With the increased awareness of the importance of becoming a homeowner in Nigeria, the competitive nature of the real estate industry has led to more attempts to satisfy prospective buyers and investors than ever before.
Competition in the Nigeria Real Estate Economy
Recent trends have made customers swayed by the provision of incentives in a variety of forms, ranging from discounts on land prices to gifts attached to units purchased. Some offer a secure, self-sufficient environment for buyers, while others call out to investors with the promise of massive ROI.
The latest increase in competition among the active players in the real estate industry can be attributed to the increase in population in the last decade. According to statistics compiled by the Population Commission of Nigeria, the country witnessed an increase of more than 47 million people in the past decade, as the population increased from 158,503,197 in 2010 to 206,139,589 in 2020.
These statistics also revealed that, compared to previous years and decades, there are more people living in urban areas than in rural sections in 2020, with 107,112,526 people choosing the urban side versus 99,027,063 living in the undeveloped rural section. in nigeria. This contrasts with the 2015 statistics that revealed 86,673,094 urban residents and 94,464,354 rural inhabitants.
This population increase, especially in urban areas, has created a need for different sectors to catch up. In fact, this new trend benefits potential homeowners.

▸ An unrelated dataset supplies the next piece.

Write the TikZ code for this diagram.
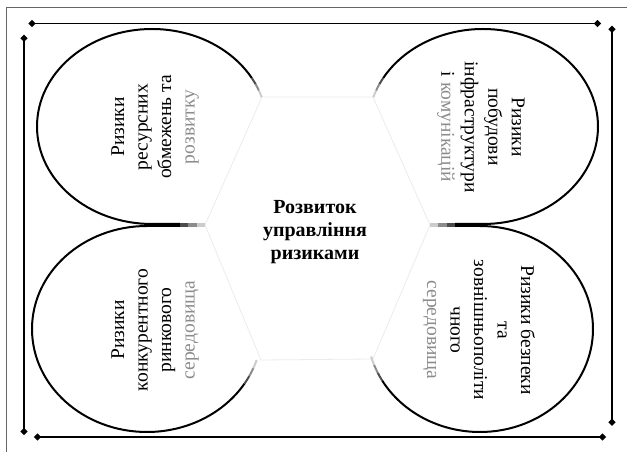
\documentclass[tikz,border=0pt]{standalone}
\usepackage{fontspec}
\setmainfont{Liberation Serif}
\usetikzlibrary{shapes.geometric}
\tikzset{
  frame/.style={line width=1.2pt, black},
  dia/.style={diamond, fill=black, draw=none, inner sep=0pt, minimum width=7.5pt, minimum height=7.5pt},
  shp/.style={line width=2pt, black},
  hexa/.style={line width=0.8pt, black!8},
  lbl/.style={align=center, inner sep=0pt, font=\fontsize{19.5}{23.5}\selectfont},
  ctr/.style={align=center, inner sep=0pt, font=\fontsize{20}{23}\selectfont\bfseries},
}
\newcommand\myfadearc[5]{% center, start, end, rx, ry
  \pgfmathsetmacro\myfa{#2+(#3-#2)/3}%
  \pgfmathsetmacro\myfb{#2+2*(#3-#2)/3}%
  \draw[shp,draw=black!70] (#1) ++(#2:#4 and #5) arc[start angle=#2,end angle=\myfa,x radius=#4,y radius=#5];
  \draw[shp,draw=black!45] (#1) ++(\myfa:#4 and #5) arc[start angle=\myfa,end angle=\myfb,x radius=#4,y radius=#5];
  \draw[shp,draw=black!20] (#1) ++(\myfb:#4 and #5) arc[start angle=\myfb,end angle=#3,x radius=#4,y radius=#5];
}
\newcommand\myfadeline[3]{% y, x-start (solid side), x-end (faded side)
  \pgfmathsetmacro\myfa{#2+(#3-#2)/3}%
  \pgfmathsetmacro\myfb{#2+2*(#3-#2)/3}%
  \draw[shp,draw=black!70] (#2,#1) -- (\myfa,#1);
  \draw[shp,draw=black!45] (\myfa,#1) -- (\myfb,#1);
  \draw[shp,draw=black!20] (\myfb,#1) -- (#3,#1);
}
\begin{document}
\begin{tikzpicture}[x=1pt,y=1pt]
\useasboundingbox (0,0) rectangle (627,452);
% partial grey outer frame
\coordinate (g1) at (6,0);
\coordinate (g2) at (6,444);
\coordinate (g3) at (627,444);
\draw[line width=1pt, black!60] (g1) -- (g2) -- (g3);

% black frame lines with diamond ends
\node[dia] (t1) at (32,428.5) {};
\node[dia] (t2) at (597.5,428.5) {};
\node[dia] (l1) at (24,413.8) {};
\node[dia] (l2) at (24,20.5) {};
\node[dia] (b1) at (37.5,15) {};
\node[dia] (b2) at (602.5,15) {};
\node[dia] (r1) at (612,422.8) {};
\node[dia] (r2) at (612,29.8) {};
\draw[frame] (t1.center) -- (t2.center);
\draw[frame] (l1.center) -- (l2.center);
\draw[frame] (b1.center) -- (b2.center);
\draw[frame] (r1.center) -- (r2.center);

% faint hexagon
\coordinate (h1) at (262,355);
\coordinate (h2) at (373,355);
\coordinate (h3) at (430,227);
\coordinate (h4) at (373,93);
\coordinate (h5) at (261,92);
\coordinate (h6) at (205,227);
\draw[hexa] (h1) -- (h2) -- (h3) -- (h4) -- (h5) -- (h6) -- cycle;

% ellipse centres
\coordinate (tlc) at (152,325.5);
\coordinate (trc) at (483,325.5);
\coordinate (blc) at (147,123);
\coordinate (brc) at (480,123);

% top-left shape
\draw[shp] (180,228) -- (152,228) arc[start angle=270,end angle=29.7,x radius=115pt,y radius=97.5pt];
\myfadeline{228}{180}{205}
\myfadearc{tlc}{29.7}{17.5}{115pt}{97.5pt}

% bottom-left shape
\draw[shp] (180,226) -- (147,226) arc[start angle=90,end angle=328,x radius=115pt,y radius=103pt];
\myfadeline{226}{180}{205}
\myfadearc{blc}{328}{342.5}{115pt}{103pt}

% top-right shape
\draw[shp] (455,228) -- (483,228) arc[start angle=-90,end angle=150.3,x radius=115pt,y radius=97.5pt];
\myfadeline{228}{455}{430}
\myfadearc{trc}{150.3}{162.5}{115pt}{97.5pt}

% bottom-right shape
\draw[shp] (455,226) -- (480,226) arc[start angle=90,end angle=-150,x radius=113pt,y radius=103pt];
\myfadeline{226}{455}{430}
\myfadearc{brc}{-150}{-164.5}{113pt}{103pt}

% texts
\node[ctr] (centre) at (315,220) {Розвиток\\управління\\ризиками};
\node[lbl, rotate=90] (tl) at (155,325) {Ризики\\ресурсних\\обмежень та\\{\color{black!45}розвитку}};
\node[lbl, rotate=90] (bl) at (155,122) {Ризики\\конкурентного\\ринкового\\{\color{black!45}середовища}};
\node[lbl, rotate=-90] (tr) at (481,325) {Ризики\\побудови\\інфраструктури\\і {\color{black!45}комунікацій}};
\node[lbl, rotate=-90] (br) at (479,122) {Ризики безпеки\\та\\зовнішньополіти\\чного\\{\color{black!45}середовища}};
\end{tikzpicture}
\end{document}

With the housing sector still running a deficit of around 17 million in the country, this presents a unique opportunity for the industry to grow beyond the rapid growth it is experiencing at a rate of 8.7 percent better than average GDP, according to accounting and auditing firm PricewaterhouseCoopers (PwC).
As it stands, the real estate sector will gain more speed by contributing beyond the 6.85% it is generating to the Nigerian economy from 2020, according to the budget. Of notable mention is Eko Atlantic City, a massive project that is expected to provide accommodation for some 450,000 people in Lagos upon completion.
This shows that investors are entering the industry and it can only get better.
Therefore, this is a call on the government to provide an enabling environment for the industry to prosper by improving the standard of living of the middle class that dominates the population. Finally, policies that favor investment must be implemented.
The real estate sector has been touted as a significant contributor to economic development in the wake of the decline of the oil sector. There can be no better time for the country to channel resources into the industry than now.